What is being asked →
Extract word for word the lines of the listing from its start to the line holding "const FONT = 'Inter';", both ends kept; pictures are not part of the copy.

Data lines →

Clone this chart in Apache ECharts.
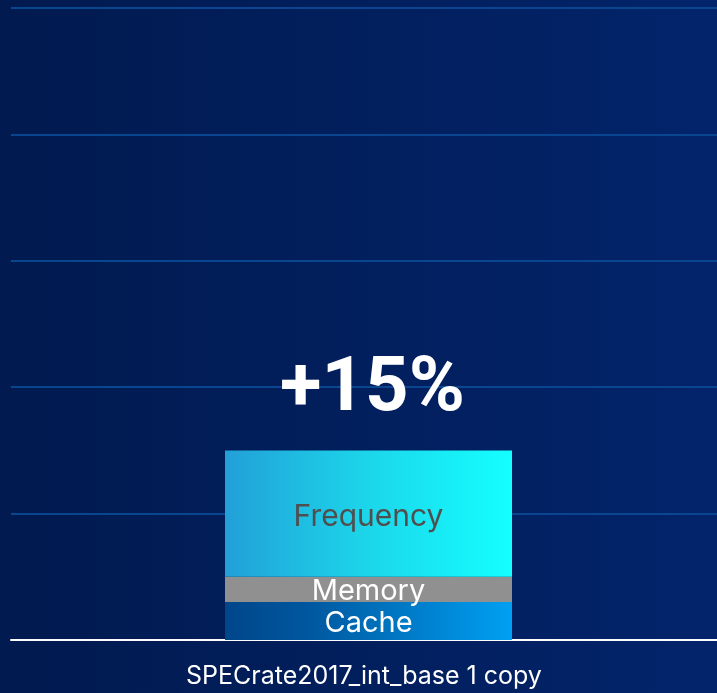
<!DOCTYPE html>
<html>
<head>
<meta charset="utf-8">
<script src="https://cdn.jsdelivr.net/npm/echarts@6/dist/echarts.min.js"></script>
<style>
html,body{margin:0;padding:0;width:717px;height:693px;overflow:hidden;}
#chart{width:717px;height:693px;}
</style>
</head>
<body>
<div id="chart"></div>
<script>
const categories = ['SPECrate2017_int_base 1 copy'];
const cacheValues = [3];
const memoryValues = [2];
const frequencyValues = [10];
const totalLabels = ['+15%'];
const yMin = 0, yMax = 50, yInterval = 10;

const totals = categories.map((c, i) => cacheValues[i] + memoryValues[i] + frequencyValues[i]);
const FONT = 'Inter';

const chart = echarts.init(document.getElementById('chart'));
chart.setOption({
  backgroundColor: new echarts.graphic.LinearGradient(0, 0, 1, 0, [
    {offset: 0, color: '#011a4f'},
    {offset: 1, color: '#03246b'}
  ]),
  animation: false,
  grid: [
    {left: 11, right: 0, top: 8, bottom: 53},
    {left: 20, right: 0, top: 8, bottom: 53}
  ],
  xAxis: [
    {
      type: 'category', gridIndex: 0,
      data: categories,
      axisTick: {show: false},
      axisLine: {lineStyle: {color: '#ffffff', width: 2}},
      axisLabel: {color: '#ffffff', fontSize: 25, fontFamily: FONT, margin: 24}
    },
    {
      type: 'category', gridIndex: 1,
      data: categories,
      axisTick: {show: false},
      axisLine: {show: false},
      axisLabel: {show: false}
    }
  ],
  yAxis: [
    {
      type: 'value', gridIndex: 0,
      min: yMin, max: yMax, interval: yInterval,
      axisLabel: {show: false},
      axisLine: {show: false},
      axisTick: {show: false},
      splitLine: {lineStyle: {color: '#0a4690', width: 2}}
    },
    {
      type: 'value', gridIndex: 1,
      min: yMin, max: yMax, interval: yInterval,
      axisLabel: {show: false},
      axisLine: {show: false},
      axisTick: {show: false},
      splitLine: {show: false}
    }
  ],
  series: [
    {
      name: 'Cache', type: 'bar', stack: 'total', barWidth: 287,
      xAxisIndex: 1, yAxisIndex: 1,
      data: cacheValues,
      itemStyle: {color: new echarts.graphic.LinearGradient(0, 0, 1, 0, [
        {offset: 0, color: '#00468a'},
        {offset: 0.3, color: '#0058a0'},
        {offset: 1, color: '#00a0f2'}
      ])},
      label: {show: true, position: 'inside', offset: [0, 2], formatter: 'Cache', color: '#ffffff', fontSize: 29, fontFamily: FONT}
    },
    {
      name: 'Memory', type: 'bar', stack: 'total', barWidth: 287,
      xAxisIndex: 1, yAxisIndex: 1,
      data: memoryValues,
      itemStyle: {color: '#909090'},
      label: {show: true, position: 'inside', offset: [0, 2], formatter: 'Memory', color: '#ffffff', fontSize: 29, fontFamily: FONT}
    },
    {
      name: 'Frequency', type: 'bar', stack: 'total', barWidth: 287,
      xAxisIndex: 1, yAxisIndex: 1,
      data: frequencyValues,
      itemStyle: {color: new echarts.graphic.LinearGradient(0, 0, 1, 0, [
        {offset: 0, color: '#22a0d8'},
        {offset: 0.5, color: '#1cd6ea'},
        {offset: 1, color: '#14ffff'}
      ])},
      label: {show: true, position: 'inside', offset: [0, 3], formatter: 'Frequency', color: '#4f4f4f', fontSize: 30, fontFamily: FONT}
    },
    {
      name: 'Total', type: 'scatter',
      xAxisIndex: 1, yAxisIndex: 1,
      data: totals,
      symbolSize: 1,
      itemStyle: {color: 'rgba(0,0,0,0)', opacity: 1},
      label: {
        show: true, position: 'top', distance: 21, offset: [4, 0],
        formatter: (p) => totalLabels[p.dataIndex],
        color: '#ffffff', fontSize: 76, fontWeight: 'bold', fontFamily: 'Roboto'
      },
      z: 5
    }
  ]
});
</script>
</body>
</html>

The completed task →
Clone this chart in Apache ECharts.
<!DOCTYPE html>
<html>
<head>
<meta charset="utf-8">
<script src="https://cdn.jsdelivr.net/npm/echarts@6/dist/echarts.min.js"></script>
<style>
html,body{margin:0;padding:0;width:717px;height:693px;overflow:hidden;}
#chart{width:717px;height:693px;}
</style>
</head>
<body>
<div id="chart"></div>
<script>
const categories = ['SPECrate2017_int_base 1 copy'];
const cacheValues = [3];
const memoryValues = [2];
const frequencyValues = [10];
const totalLabels = ['+15%'];
const yMin = 0, yMax = 50, yInterval = 10;

const totals = categories.map((c, i) => cacheValues[i] + memoryValues[i] + frequencyValues[i]);
const FONT = 'Inter';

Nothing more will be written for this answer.